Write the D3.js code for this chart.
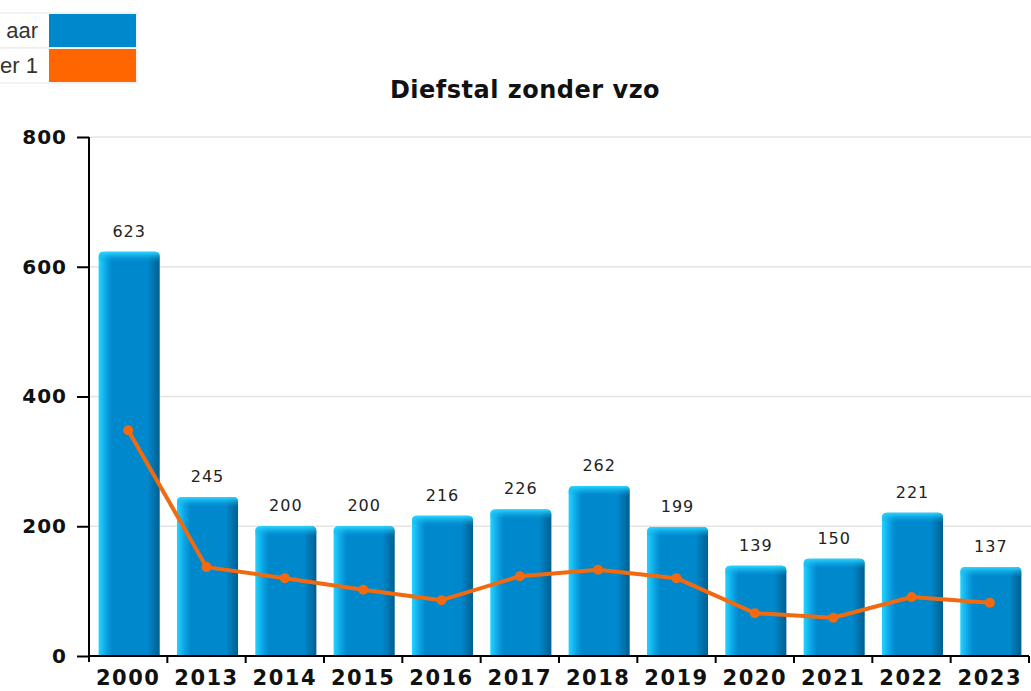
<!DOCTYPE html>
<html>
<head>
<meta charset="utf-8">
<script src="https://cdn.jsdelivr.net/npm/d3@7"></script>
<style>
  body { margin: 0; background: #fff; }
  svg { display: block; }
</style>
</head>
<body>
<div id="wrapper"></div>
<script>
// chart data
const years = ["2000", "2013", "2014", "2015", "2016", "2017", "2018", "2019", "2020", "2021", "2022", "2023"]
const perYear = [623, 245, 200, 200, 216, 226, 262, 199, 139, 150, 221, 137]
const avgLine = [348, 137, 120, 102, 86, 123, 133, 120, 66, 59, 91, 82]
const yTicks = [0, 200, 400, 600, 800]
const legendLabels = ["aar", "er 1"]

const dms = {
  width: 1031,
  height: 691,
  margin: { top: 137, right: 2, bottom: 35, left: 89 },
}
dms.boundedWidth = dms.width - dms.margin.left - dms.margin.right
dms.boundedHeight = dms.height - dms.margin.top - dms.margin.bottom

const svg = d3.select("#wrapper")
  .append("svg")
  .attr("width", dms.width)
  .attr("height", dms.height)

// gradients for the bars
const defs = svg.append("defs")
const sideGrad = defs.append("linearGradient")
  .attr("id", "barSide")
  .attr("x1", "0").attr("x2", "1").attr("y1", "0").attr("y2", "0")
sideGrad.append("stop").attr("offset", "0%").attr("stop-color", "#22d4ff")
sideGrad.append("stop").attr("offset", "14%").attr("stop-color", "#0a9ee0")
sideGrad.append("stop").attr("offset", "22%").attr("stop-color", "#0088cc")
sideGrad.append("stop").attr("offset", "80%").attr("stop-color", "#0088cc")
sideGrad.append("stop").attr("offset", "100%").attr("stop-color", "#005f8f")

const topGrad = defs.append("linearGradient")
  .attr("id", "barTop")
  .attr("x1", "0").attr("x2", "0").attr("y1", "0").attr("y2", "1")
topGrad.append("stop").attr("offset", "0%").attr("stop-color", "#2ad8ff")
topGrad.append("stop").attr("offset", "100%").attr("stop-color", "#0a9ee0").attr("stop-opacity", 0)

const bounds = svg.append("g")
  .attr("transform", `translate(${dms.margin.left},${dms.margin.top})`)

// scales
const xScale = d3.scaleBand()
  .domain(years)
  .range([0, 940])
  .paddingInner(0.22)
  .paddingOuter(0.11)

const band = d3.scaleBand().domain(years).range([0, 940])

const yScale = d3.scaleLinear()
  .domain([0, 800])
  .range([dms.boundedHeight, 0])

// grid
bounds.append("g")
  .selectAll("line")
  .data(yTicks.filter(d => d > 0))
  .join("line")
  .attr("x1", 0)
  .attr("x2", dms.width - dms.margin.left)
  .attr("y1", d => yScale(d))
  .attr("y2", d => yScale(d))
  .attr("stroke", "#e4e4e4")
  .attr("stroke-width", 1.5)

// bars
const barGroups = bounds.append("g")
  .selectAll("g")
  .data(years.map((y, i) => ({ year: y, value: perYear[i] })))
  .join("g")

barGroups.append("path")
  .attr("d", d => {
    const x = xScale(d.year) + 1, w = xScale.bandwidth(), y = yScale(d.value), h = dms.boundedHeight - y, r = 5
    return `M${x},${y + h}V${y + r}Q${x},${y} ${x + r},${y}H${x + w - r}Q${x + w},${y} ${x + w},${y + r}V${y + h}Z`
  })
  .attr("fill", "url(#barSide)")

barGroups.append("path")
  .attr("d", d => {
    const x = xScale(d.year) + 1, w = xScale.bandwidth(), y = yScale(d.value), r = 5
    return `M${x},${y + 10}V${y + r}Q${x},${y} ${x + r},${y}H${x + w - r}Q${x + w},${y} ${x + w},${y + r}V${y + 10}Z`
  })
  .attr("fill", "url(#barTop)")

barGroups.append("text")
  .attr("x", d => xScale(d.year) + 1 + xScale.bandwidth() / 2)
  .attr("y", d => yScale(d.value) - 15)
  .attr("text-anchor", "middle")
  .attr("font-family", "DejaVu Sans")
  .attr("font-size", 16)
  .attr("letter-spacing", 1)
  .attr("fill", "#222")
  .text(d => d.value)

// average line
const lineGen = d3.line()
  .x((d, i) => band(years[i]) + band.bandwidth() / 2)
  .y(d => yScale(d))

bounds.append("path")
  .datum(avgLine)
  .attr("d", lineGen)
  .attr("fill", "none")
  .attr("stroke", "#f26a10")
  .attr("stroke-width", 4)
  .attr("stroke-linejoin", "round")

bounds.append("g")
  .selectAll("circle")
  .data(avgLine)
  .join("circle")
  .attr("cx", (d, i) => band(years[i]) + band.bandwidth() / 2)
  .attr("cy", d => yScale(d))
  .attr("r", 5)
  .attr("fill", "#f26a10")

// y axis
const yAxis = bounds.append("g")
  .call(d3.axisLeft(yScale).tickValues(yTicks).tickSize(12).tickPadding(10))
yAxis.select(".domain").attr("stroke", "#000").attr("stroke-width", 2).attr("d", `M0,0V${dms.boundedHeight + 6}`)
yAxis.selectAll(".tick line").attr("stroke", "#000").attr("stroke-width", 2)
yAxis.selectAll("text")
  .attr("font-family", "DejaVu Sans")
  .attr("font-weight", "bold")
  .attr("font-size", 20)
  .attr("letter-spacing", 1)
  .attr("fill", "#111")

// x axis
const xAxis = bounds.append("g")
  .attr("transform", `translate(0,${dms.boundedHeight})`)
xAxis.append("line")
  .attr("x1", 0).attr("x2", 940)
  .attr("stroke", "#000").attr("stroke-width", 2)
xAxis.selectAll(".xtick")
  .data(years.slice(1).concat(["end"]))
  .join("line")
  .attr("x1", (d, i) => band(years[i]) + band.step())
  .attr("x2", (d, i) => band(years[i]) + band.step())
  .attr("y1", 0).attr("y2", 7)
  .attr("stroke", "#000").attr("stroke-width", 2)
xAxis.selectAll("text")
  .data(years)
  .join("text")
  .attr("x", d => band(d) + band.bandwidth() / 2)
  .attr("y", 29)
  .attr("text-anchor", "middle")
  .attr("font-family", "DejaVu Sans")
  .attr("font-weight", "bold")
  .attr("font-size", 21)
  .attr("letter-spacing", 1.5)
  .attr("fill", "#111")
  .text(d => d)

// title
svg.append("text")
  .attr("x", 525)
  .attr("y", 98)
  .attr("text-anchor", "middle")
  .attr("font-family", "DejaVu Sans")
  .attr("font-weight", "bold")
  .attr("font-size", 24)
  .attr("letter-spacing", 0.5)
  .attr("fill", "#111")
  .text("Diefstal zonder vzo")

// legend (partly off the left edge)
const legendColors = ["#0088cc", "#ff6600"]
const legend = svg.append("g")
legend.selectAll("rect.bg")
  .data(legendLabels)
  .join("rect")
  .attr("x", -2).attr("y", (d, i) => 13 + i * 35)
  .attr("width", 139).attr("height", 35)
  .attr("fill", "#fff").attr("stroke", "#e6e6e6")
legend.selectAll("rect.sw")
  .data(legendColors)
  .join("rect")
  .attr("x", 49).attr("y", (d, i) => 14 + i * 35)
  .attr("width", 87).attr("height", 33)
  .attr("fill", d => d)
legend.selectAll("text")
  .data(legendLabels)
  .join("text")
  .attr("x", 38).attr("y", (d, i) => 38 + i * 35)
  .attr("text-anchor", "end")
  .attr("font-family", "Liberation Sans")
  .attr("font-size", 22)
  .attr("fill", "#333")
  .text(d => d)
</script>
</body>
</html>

+ + + + +

Task statement> Search the data for "chart" and list every line in which it occurs.

Expected output>
Write the D3.js code for this chart.
// chart data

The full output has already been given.